A: The tests make different assumptions, and so do not give exactly the same result. The bigger problem is the (incorrect) assumption that failure to reject the null "indicates that there is no difference". It does not. It just means that you don't have enough evidence to reject the null of no difference.
A: The more appropriate comparator is the proportional odds model, which contains the Wilcoxon test as a special case.  And note that 'multivariate' refers to the simultaneous analysis of more than one dependent variable.  I think you meant to say 'multivariable'.
A: If I understand things correctly, you're testing if the mean value of predictor $A$ associated with outcome $1$ differ from the mean value of predictor A associated with outcome $2$. Even if they don't differ, this result says nothing to your research question. What it says is only that in your sample, the average value of the predictor $A$ is'n different among succes and failures of the dependent variable. I'll give an example so you can see why.
Imagine that i'm interesting to know if education affects the probability of an employee being manager in a given firm. I collect a random sample of employees, with $200$ employes that are not managers and $70$ which are actually manager. I ran a logistic regression and the effect of education is significant (usual caveats about p-value apply here as well). 
Now, you may wonder if the sample is balanced, which is, if there is the same variation in education for managers and non-managers. One first test to see this is to test if their means differ. If their means don't differ, than you know that on average on your sample, managers and non-managers have the same level of education. You could check if there is roughly the same variation of educational level among managers and non-managers. But I think that it's pretty clear that the Wilcoxon test (or the Mann-Whitney) has nothing to say about the effect of your predicton on the probability of success (in my example, success means to be a manager).
A: The p-value that you got for the parametric test (from glm) depends on the effect size, i.e., by how much can the predicted values change depending on the value of A. Now if a small proportion (that proportion may be dependent on other predictors) of predicted values change by a large quantity due to the variable A, you have a large effect size and significant correlation and significant p-value.
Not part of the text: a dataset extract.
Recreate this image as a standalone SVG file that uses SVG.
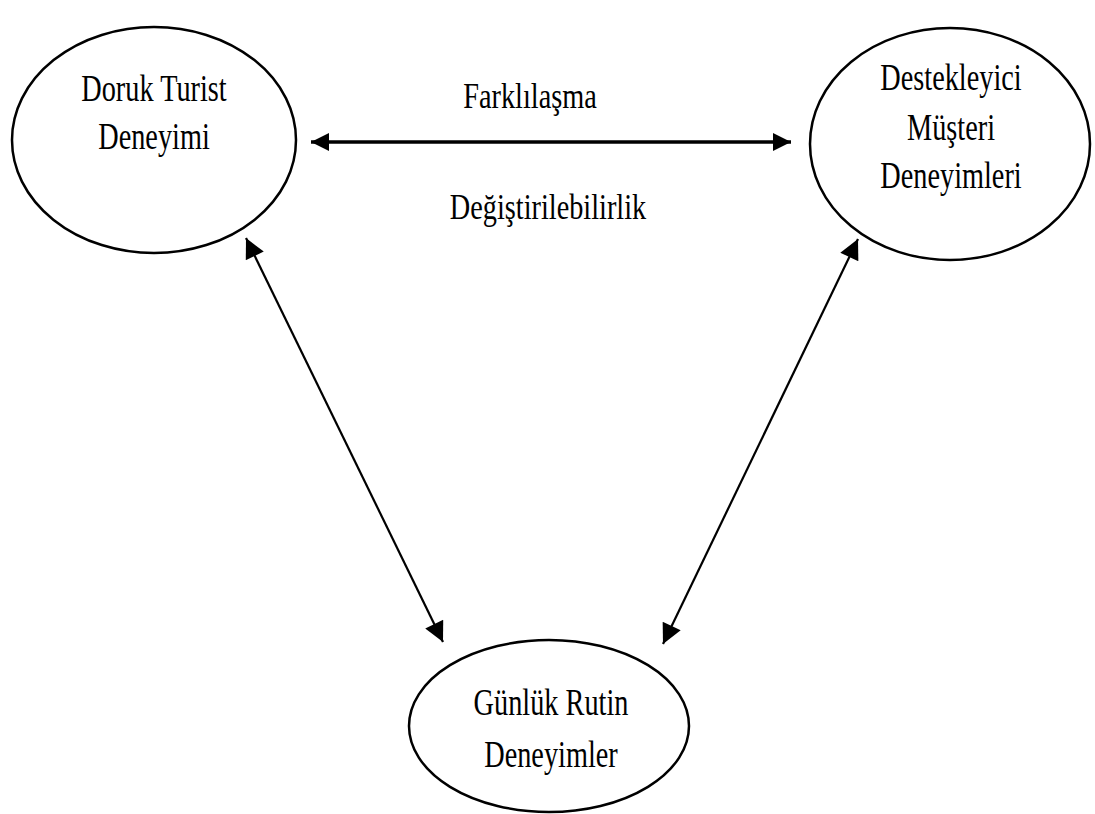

The rank-sum test, however only cares about the effect size in as much as it changes the ranking. If you were to push all of the overall highest 10 values (regardless of their class) by a large number in the absolute scale so that the rankings remain the same, the rank sum statistic will not change while parametric tests will. If you have  reason to believe the effect size or the distribution you assumed (probably normal), then use the p-value from the parametric test, otherwise use rank-sum.